Alighting at the train station, head through the park-and-ride car park, bearing left.
Turn right immediately behind the ticket kiosk and then bear right again along the paved lane, following the acorn sign, which signifies the South West Coast Path.
Follow the lane for a mile until it rises slightly uphill to meet a road joining from the left-hand side.
Turn right, pass through the churchyard, following the lane through the golf course and dipping beneath the train line.
Immediately turn left along a sandy track and follow this track towards Carbis Bay.
Just before the headland of Carrack Gladden, take the lower path, which is signposted for the artist's studio.
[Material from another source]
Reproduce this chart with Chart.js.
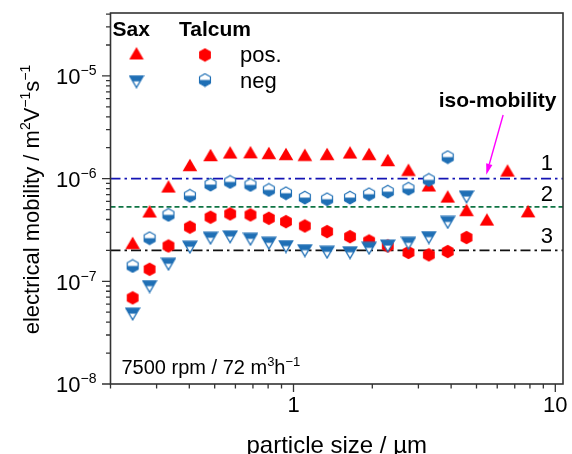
<!DOCTYPE html>
<html>
<head>
<meta charset="utf-8">
<title>electrical mobility vs particle size</title>
<script src="https://cdn.jsdelivr.net/npm/chart.js@4.4.1/dist/chart.umd.min.js"></script>
<style>
  html, body { margin: 0; padding: 0; background: #fff; }
  #wrap { width: 572px; height: 454px; }
</style>
</head>
<body>
<div id="wrap"><canvas id="mobilityChart" width="572" height="454"></canvas></div>
<script>
// particle size classes in µm (shared by all four series)
const sizes = [0.243, 0.282, 0.333, 0.402, 0.482, 0.573, 0.685, 0.805, 0.936, 1.105, 1.344,
               1.644, 1.944, 2.292, 2.749, 3.289, 3.882, 4.58, 5.48, 6.57, 7.87];

// electrical mobility in m^2 V^-1 s^-1
const saxPos = [2.37e-7, 4.8e-7, 8.4e-7, 1.36e-6, 1.70e-6, 1.80e-6, 1.81e-6, 1.78e-6, 1.74e-6, 1.71e-6, 1.74e-6,
                1.80e-6, 1.74e-6, 1.52e-6, 1.22e-6, 8.6e-7, 6.7e-7, 4.96e-7, 4.0e-7, 1.20e-6, 4.82e-7];
const saxNeg = [4.8e-8, 8.9e-8, 1.47e-7, 2.15e-7, 2.63e-7, 2.71e-7, 2.57e-7, 2.35e-7, 2.18e-7, 1.99e-7, 1.92e-7,
                1.90e-7, 2.10e-7, 2.21e-7, 2.35e-7, 2.67e-7, 3.75e-7, 6.64e-7];
const talcPos = [6.9e-8, 1.31e-7, 2.21e-7, 3.37e-7, 4.21e-7, 4.53e-7, 4.43e-7, 4.11e-7, 3.81e-7, 3.46e-7, 3.05e-7,
                 2.72e-7, 2.47e-7, 2.21e-7, 1.91e-7, 1.81e-7, 1.95e-7, 2.67e-7];
const talcNeg = [1.41e-7, 2.63e-7, 4.44e-7, 6.81e-7, 8.74e-7, 9.29e-7, 8.69e-7, 7.76e-7, 7.21e-7, 6.53e-7, 6.30e-7,
                 6.53e-7, 7.05e-7, 7.47e-7, 7.97e-7, 9.71e-7, 1.62e-6];

// iso-mobility levels and their labels
const isoLevels = [1e-6, 5.3e-7, 2e-7];
const isoNames = ['1', '2', '3'];
const isoLabelY = [1.22e-6, 6.1e-7, 2.38e-7];
const isoLabelX = 9.29;

// axes
const xRange = [0.2, 10.7];
const yRange = [1e-8, 4.1e-5];
const xMajor = [1, 10];
const xMajorLabels = ['1', '10'];
const yDecades = [-8, -7, -6, -5];

// annotation: arrow pointing at line 1
const arrowFrom = [6.32, 4.17e-6];
const arrowTo = [5.45, 1.09e-6];
const arrowText = 'iso-mobility';
const arrowTextAt = [6.02, 5.02e-6];

const FONT = "'Liberation Sans', Arial, sans-serif";
const RED = '#ff0000';
const BLUE = '#1f6fb5';

function makeMarker(w, h, draw) {
    const c = document.createElement('canvas');
    c.width = w;
    c.height = h;
    draw(c.getContext('2d'), w, h);
    return c;
}

function hexPath(ctx, cx, cy, r) {
    ctx.beginPath();
    for (let k = 0; k < 6; k++) {
        const a = -Math.PI / 2 + k * Math.PI / 3;
        const px = cx + r * Math.cos(a), py = cy + r * Math.sin(a);
        k ? ctx.lineTo(px, py) : ctx.moveTo(px, py);
    }
    ctx.closePath();
}

const triUp = makeMarker(16, 14, (c) => {
    c.beginPath();
    c.moveTo(8, 0.8); c.lineTo(15.3, 13.2); c.lineTo(0.7, 13.2); c.closePath();
    c.fillStyle = RED;
    c.fill();
});

const triDownHalf = makeMarker(16, 14, (c) => {
    c.beginPath();
    c.moveTo(1.2, 1.2); c.lineTo(14.8, 1.2); c.lineTo(8, 12.8); c.closePath();
    c.fillStyle = '#fff';
    c.fill();
    c.save();
    c.clip();
    c.fillStyle = BLUE;
    c.fillRect(0, 0, 16, 6.6);
    c.restore();
    c.strokeStyle = BLUE;
    c.lineWidth = 1.3;
    c.stroke();
});

const hexRed = makeMarker(14, 15, (c) => {
    hexPath(c, 7, 7.5, 6.8);
    c.fillStyle = RED;
    c.fill();
});

const hexHalf = makeMarker(14, 15, (c) => {
    hexPath(c, 7, 7.5, 6.3);
    c.fillStyle = '#fff';
    c.fill();
    c.save();
    c.clip();
    c.fillStyle = BLUE;
    c.fillRect(0, 7.5, 14, 8);
    c.restore();
    c.strokeStyle = BLUE;
    c.lineWidth = 1.2;
    c.stroke();
});

const pairs = (ys) => ys.map((y, i) => ({ x: sizes[i], y: y }));
const hline = (v) => [{ x: xRange[0], y: v }, { x: xRange[1], y: v }];

// draws text with superscript parts, returns its width
function drawRich(ctx, parts, x, y, base, sup, rise, weight) {
    let cx = x;
    for (const p of parts) {
        ctx.font = `${weight || 'normal'} ${p.sup ? sup : base}px ${FONT}`;
        ctx.fillText(p.t, cx, p.sup ? y - rise : y);
        cx += ctx.measureText(p.t).width;
    }
    return cx - x;
}

function richWidth(ctx, parts, base, sup, weight) {
    let w = 0;
    for (const p of parts) {
        ctx.font = `${weight || 'normal'} ${p.sup ? sup : base}px ${FONT}`;
        w += ctx.measureText(p.t).width;
    }
    return w;
}

const decor = {
    id: 'decor',
    afterDraw(chart) {
        const { ctx, chartArea: a, scales: { x, y } } = chart;
        ctx.save();

        // frame
        ctx.strokeStyle = '#333';
        ctx.lineWidth = 1.6;
        ctx.strokeRect(a.left, a.top, a.right - a.left, a.bottom - a.top);

        // x ticks (outward)
        ctx.lineWidth = 1.3;
        ctx.beginPath();
        for (let d = -1; d <= 1; d++) {
            for (let m = 1; m <= 9; m++) {
                const v = m * Math.pow(10, d);
                if (v < xRange[0] - 1e-9 || v > xRange[1]) continue;
                const px = x.getPixelForValue(v);
                const len = m === 1 ? 8 : 4.5;
                ctx.moveTo(px, a.bottom);
                ctx.lineTo(px, a.bottom + len);
            }
        }
        // y ticks (outward)
        for (let d = -8; d <= -5; d++) {
            for (let m = 1; m <= 9; m++) {
                const v = m * Math.pow(10, d);
                if (v < yRange[0] || v > yRange[1]) continue;
                const py = y.getPixelForValue(v);
                const len = m === 1 ? 8.5 : 4.5;
                ctx.moveTo(a.left, py);
                ctx.lineTo(a.left - len, py);
            }
        }
        ctx.stroke();

        ctx.fillStyle = '#000';
        ctx.textBaseline = 'alphabetic';
        ctx.textAlign = 'left';

        // y tick labels 10^n
        for (const e of yDecades) {
            const py = y.getPixelForValue(Math.pow(10, e));
            const parts = [{ t: '10' }, { t: '\u2212' + Math.abs(e), sup: true }];
            const w = richWidth(ctx, parts, 22, 14);
            drawRich(ctx, parts, 96.5 - w, py + 8.3, 22, 14, 9);
        }

        // y axis title
        const yTitle = [{ t: 'electrical mobility / m' }, { t: '2', sup: true }, { t: 'V' },
                        { t: '\u22121', sup: true }, { t: 's' }, { t: '\u22121', sup: true }];
        const tw = richWidth(ctx, yTitle, 22, 14);
        ctx.save();
        ctx.translate(39, (a.top + a.bottom) / 2 + 1);
        ctx.rotate(-Math.PI / 2);
        drawRich(ctx, yTitle, -tw / 2, 0, 22, 14, 9);
        ctx.restore();

        // legend
        ctx.font = `bold 21px ${FONT}`;
        ctx.fillText('Sax', a.left + 2, 36);
        ctx.fillText('Talcum', a.left + 68.5, 36);
        ctx.drawImage(triUp, a.left + 26 - 8, 53.3 - 7);
        ctx.drawImage(triDownHalf, a.left + 26 - 8, 81.7 - 7);
        ctx.drawImage(hexRed, a.left + 94.5 - 7, 55 - 7.5);
        ctx.drawImage(hexHalf, a.left + 94.5 - 7, 80 - 7.5);
        ctx.font = `22px ${FONT}`;
        ctx.fillText('pos.', a.left + 129.5, 61.5);
        ctx.fillText('neg', a.left + 129.5, 87.5);

        // condition note
        drawRich(ctx, [{ t: '7500 rpm / 72 m' }, { t: '3', sup: true }, { t: 'h' }, { t: '\u22121', sup: true }],
                 a.left + 11, 374, 20, 13, 8);

        // iso-mobility labels
        ctx.textAlign = 'center';
        ctx.font = `22px ${FONT}`;
        isoNames.forEach((n, i) => {
            ctx.fillText(n, x.getPixelForValue(isoLabelX), y.getPixelForValue(isoLabelY[i]));
        });

        // arrow annotation
        ctx.font = `bold 21px ${FONT}`;
        ctx.fillText(arrowText, x.getPixelForValue(arrowTextAt[0]), y.getPixelForValue(arrowTextAt[1]));
        const x0 = x.getPixelForValue(arrowFrom[0]), y0 = y.getPixelForValue(arrowFrom[1]);
        const x1 = x.getPixelForValue(arrowTo[0]), y1 = y.getPixelForValue(arrowTo[1]);
        const ang = Math.atan2(y1 - y0, x1 - x0);
        const hl = 11, hw = 3.2;
        const bx = x1 - hl * Math.cos(ang), by = y1 - hl * Math.sin(ang);
        ctx.strokeStyle = '#ff00ff';
        ctx.fillStyle = '#ff00ff';
        ctx.lineWidth = 1.4;
        ctx.beginPath();
        ctx.moveTo(x0, y0);
        ctx.lineTo(bx, by);
        ctx.stroke();
        ctx.beginPath();
        ctx.moveTo(x1, y1);
        ctx.lineTo(bx + hw * Math.sin(ang), by - hw * Math.cos(ang));
        ctx.lineTo(bx - hw * Math.sin(ang), by + hw * Math.cos(ang));
        ctx.closePath();
        ctx.fill();

        ctx.restore();
    }
};

const ctx = document.getElementById('mobilityChart').getContext('2d');

new Chart(ctx, {
    type: 'scatter',
    data: {
        datasets: [
            { label: 'Talcum neg', data: pairs(talcNeg), pointStyle: hexHalf, pointRadius: 6 },
            { label: 'Sax pos', data: pairs(saxPos), pointStyle: triUp, pointRadius: 6 },
            { label: 'Sax neg', data: pairs(saxNeg), pointStyle: triDownHalf, pointRadius: 6 },
            { label: 'Talcum pos', data: pairs(talcPos), pointStyle: hexRed, pointRadius: 6 },
            { type: 'line', label: isoNames[0], data: hline(isoLevels[0]), borderColor: '#1414b4',
              borderWidth: 1.8, borderDash: [10, 4, 2.5, 4], pointRadius: 0 },
            { type: 'line', label: isoNames[1], data: hline(isoLevels[1]), borderColor: '#0f7444',
              borderWidth: 1.8, borderDash: [5, 3], pointRadius: 0 },
            { type: 'line', label: isoNames[2], data: hline(isoLevels[2]), borderColor: '#111',
              borderWidth: 1.8, borderDash: [10, 4, 2.5, 4], pointRadius: 0 },
        ],
    },
    options: {
        responsive: false,
        animation: false,
        devicePixelRatio: 1,
        layout: { padding: { left: 0, right: 4, top: 13, bottom: 0 } },
        plugins: { legend: { display: false }, tooltip: { enabled: false } },
        scales: {
            x: {
                type: 'logarithmic',
                position: 'bottom',
                min: xRange[0],
                max: xRange[1],
                grid: { display: false, drawTicks: false },
                border: { display: false },
                ticks: {
                    autoSkip: false,
                    maxRotation: 0,
                    padding: 9,
                    color: '#000',
                    font: { family: FONT, size: 22 },
                    callback: (v) => {
                        const i = xMajor.findIndex((m) => Math.abs(m - v) < 1e-9);
                        return i >= 0 ? xMajorLabels[i] : '';
                    },
                },
                title: {
                    display: true,
                    text: 'particle size / \u00b5m',
                    color: '#000',
                    font: { family: FONT, size: 24, lineHeight: 1 },
                    padding: { top: 0, bottom: -4 },
                },
                afterFit: (s) => { s.height = 70; },
            },
            y: {
                type: 'logarithmic',
                min: yRange[0],
                max: yRange[1],
                grid: { display: false, drawTicks: false },
                border: { display: false },
                ticks: { callback: () => '' },
                afterFit: (s) => { s.width = 110.5; },
            },
        },
    },
    plugins: [decor],
});
</script>
</body>
</html>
Keep to the higher path above Carbis Bay, turning right to join the road down to the cove.
Follow the coast path to the right of the Carbis Bay Hotel. Climb and cross the railway bridge and follow the paved path to St Ives, crossing another rail bridge just before you reach Porthminster Beach.
Distance: 4 miles
Time: Two to three hours
OS Map: Explorer 102, Land's End, Penzance and St Ives.
How to get there
The walk is best done by taking the train to Lelant Saltings and walking west to St Ives. Lelant is on the St-Ives-St Erth branch line. St Erth is on the mainline from the east to Penzance. Branch train times from firstgreatwestern.com and mainline times to St Erth from crosscountrytrains.co.uk.
Where to stay
Blue Hayes (01736 797129; bluehayes.co.uk), a private hotel overlooking St Ives Bay, offers B&B from £75 per person.
Old Station Café, Lelant. Porthminster Beach Café, St Ives.